U.S. Attorney’s Office and DEA Announce the First Utah Drug Overdose Task Force to Combat the Opioid Epidemic in the Beehive State

For Immediate Release
U.S. Attorney's Office, District of Utah
Through overdose crime scene training, the task force seeks to raise awareness and increase the number of prosecutable cases

SALT LAKE CITY, Utah – United States Attorney, Trina A. Higgins and Acting Special Agent in Charge, Dustin Gillespie, of the U.S. Drug Enforcement Administration’s Rocky Mountain Field Division announce the formation of the Utah Drug Overdose Task Force. 

Over the past few years, Utah has experienced a rise in overdose/poisoning incidents, and fentanyl has been the primary catalyst. According to the most recent data by the Utah Department of Health and Human Services, 603 Utahns died as a result of drug overdose in 2021. That same year, 67% of Utah overdose deaths were related to opioids and 29% were related to fentanyl. Learn more:

 “Fentanyl is the deadliest drug threat the United States has ever faced, and Utah is no exception, said U.S. Attorney Trina A. Higgins of the District of Utah. “My office and our law enforcement partners are working every day to protect our communities from fentanyl and other illicit drugs and prosecute people who traffic these deadly substances. It is also our goal to raise awareness. Through the Utah Drug Overdose Task Force, I am confident we can make a difference.”

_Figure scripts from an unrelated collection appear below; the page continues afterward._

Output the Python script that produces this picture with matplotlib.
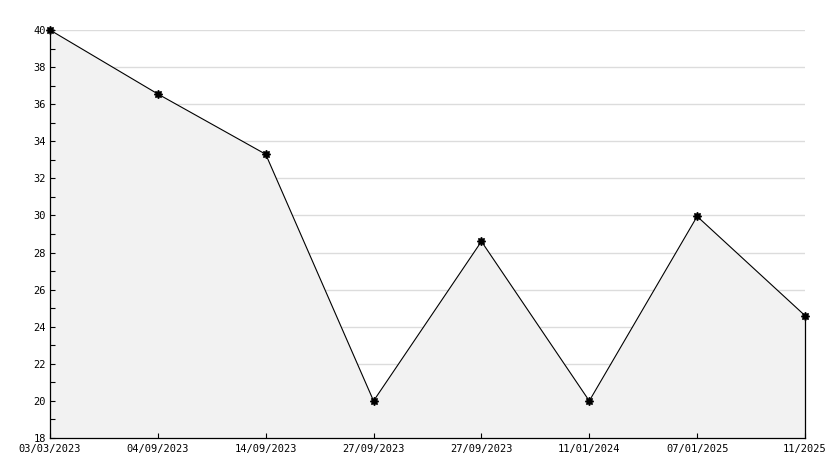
import matplotlib
matplotlib.use('Agg')
import matplotlib.pyplot as plt
from matplotlib.ticker import MultipleLocator

dates = ['03/03/2023', '04/09/2023', '14/09/2023', '27/09/2023',
         '27/09/2023', '11/01/2024', '07/01/2025', '11/2025']
values = [40.0, 36.55, 33.3, 20.0, 28.6, 20.0, 29.95, 24.6]

y_min, y_max = 18, 40

fig = plt.figure(figsize=(8.34, 4.68), dpi=100)
ax = fig.add_axes([50 / 834, 30 / 468, 755 / 834, 408 / 468])

xs = list(range(len(values)))

# shaded area under the line
ax.fill_between(xs, values, y_min, color='#f2f2f2', linewidth=0, zorder=1)
ax.plot([xs[-1], xs[-1]], [y_min, values[-1]], color='black', lw=0.9,
        zorder=2, clip_on=False)
ax.plot(xs, values, color='black', lw=0.8, marker=(8, 1, 0), markersize=6,
        zorder=3, clip_on=False)

ax.set_xlim(xs[0], xs[-1])
ax.set_ylim(y_min, y_max)

ax.set_xticks(xs)
ax.set_xticklabels(dates)
ax.yaxis.set_major_locator(MultipleLocator(2))
ax.yaxis.set_minor_locator(MultipleLocator(1))

for t in ax.get_yticks():
    if y_min < t <= y_max:
        ax.axhline(t, color='#dcdcdc', lw=1, zorder=0.5)

ax.tick_params(axis='both', which='both', direction='in', length=3.6,
               width=0.8, color='black', labelsize=7.5, pad=3)
ax.tick_params(axis='x', pad=4)

for lab in ax.get_xticklabels() + ax.get_yticklabels():
    lab.set_family('DejaVu Sans Mono')

ax.spines['top'].set_visible(False)
ax.spines['right'].set_visible(False)
ax.spines['left'].set_linewidth(0.9)
ax.spines['bottom'].set_linewidth(0.9)
ax.set_facecolor('white')

fig.savefig('out.png', dpi=100)
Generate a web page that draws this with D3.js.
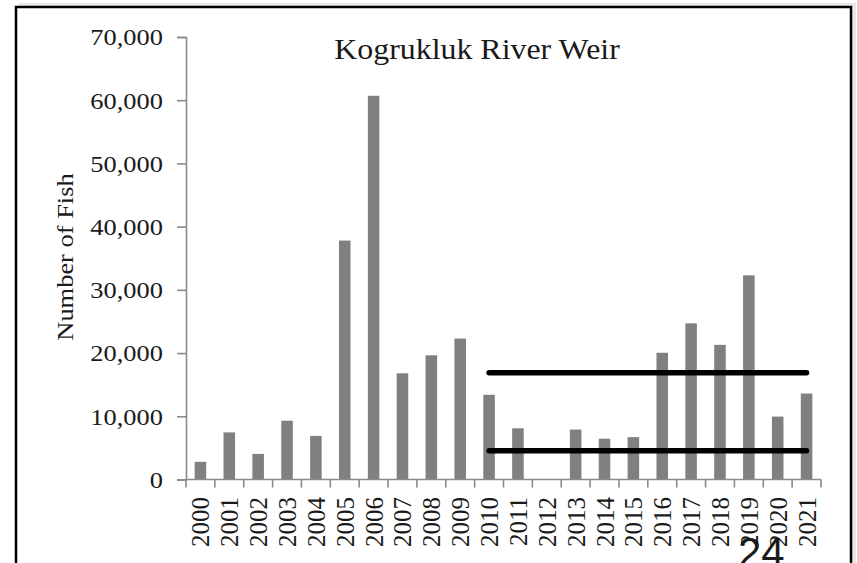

According to the DEA, Fentanyl has saturated the drug market in Utah. It is cheaper, more potent, and more widely available than ever before. 

The Utah Drug Overdose Task Force or UDOTF is a decentralized task force consisting of sworn law enforcement members from agencies across the Salt Lake valley. Led and coordinated by DEA’s Rocky Mountain Field Division and the U.S. Attorney’s Office for the District of Utah, the participants remain with their departments conducting their normal duties and serve on the task force as a collateral duty when needed. The goal of task force is to raise awareness and increase the number of prosecutable cases through proper evidence collection and preservation. 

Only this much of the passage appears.